April 27, 2011

Hundreds rally in Bellefonte to send a message to legislators

Bellefonte Rally 1A torrential downpour and lightning didn’t drown out the roaring message from more than 250 PSEA Central Region members and other public education supporters Tuesday as they joined in solidarity to attend a “Public Education: We Are One” Rally at Talleyrand Park in Bellefonte.

The rally, which garnered local and state-wide media coverage, was held within earshot of the Bellefonte offices of state Senator Jake Corman and state Rep. Kerry Benninghoff. It was sponsored by Central Pennsylvania Public School Coalition and attracted public school students, parents, teachers, support staff, citizens, business leaders, administrators and news media from Centre, Clearfield and Clinton counties.

The theme of the two hour rally was clear: it is unfair to balance the state budget on the backs of public school students and on the backs of the middle class and unions.
PSEA Treasurer Jerry Oleksiak rallied the audience to let their voices be heard in Harrisburg.

"This is a battle for the future of public education," said Jerry Oleksiak, "and a battle for the future of America. We are one for public education."

PSEA Central Region Vice President Sue Lemmo got the crowd cheering and yelling when she asked them if they would stand  up and fight with her to save public education for the children of Pennsylvania.

"I'm committed, I know personally as a young person what the arts did for me when I was in school.
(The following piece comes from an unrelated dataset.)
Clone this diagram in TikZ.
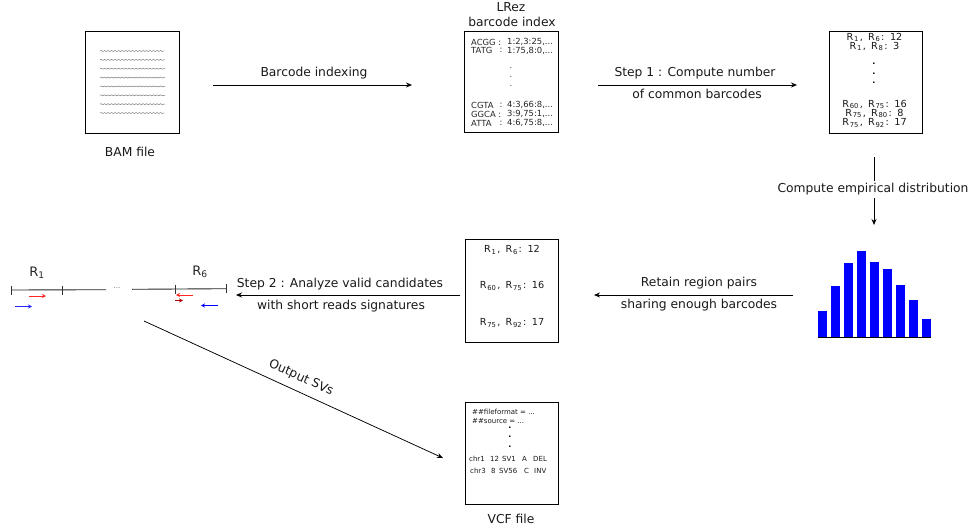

I know how important they are to my children," Lemmo told the crowd.

In response, the crowd wrote more than 300 personal letters to area legislators calling for more money in the state education budget.

A busload of PSEA members from the Association of Clinton County Educators made the hour trip to hear ACCE President Mark Condo address the rally as well.

The newly formed Central Pennsylvania Public School Coalition includes PSEA members, administrators, parents and community members in 12 school districts in Intermediate Unit 10. The coalition has started a website and purchased media advertising to promote local public schools and to send their message to legislators about the need to adequately fund public schools. The coalition’s website is www.schoolfacts.co.

Local superintendents also addressed the rally. 

Penns Valley Area Superintendent Brian Griffith said, “Today marks the date that we embark on our effort to thwart the dismantling of public education. It’s time for the public to hear the facts. This is about educating our children and the future of this Commonwealth.”

"When," Bellefonte Area school board member Robert Lumley-Sapanski asked rhetorically, "did teachers become the enemy?"

Mark Higgins, a parent in the State College school district proudly proclaimed himself also to be a product of the public-education system.

During his speech, Higgins urged parents to stick together and not pit one program against another. He talked about the Latin, technology education and debate teachers who impacted his life.

Higgins held up a fistful of pencils as an object lesson. Each pencil on its own - representing a football parent, a technical-education parent, a Latin-class parent, each of whom faces the elimination of their child's program - is weak and easily broken. But together, they are strong and almost impossible to break.

"Call your legislator," Higgins urged. "If you don't call, they will assume that you don't care."

Dan Fisher, Bald Eagle Area School District superintendent, called "the most serious threat" he has seen in his 21-year career in administration.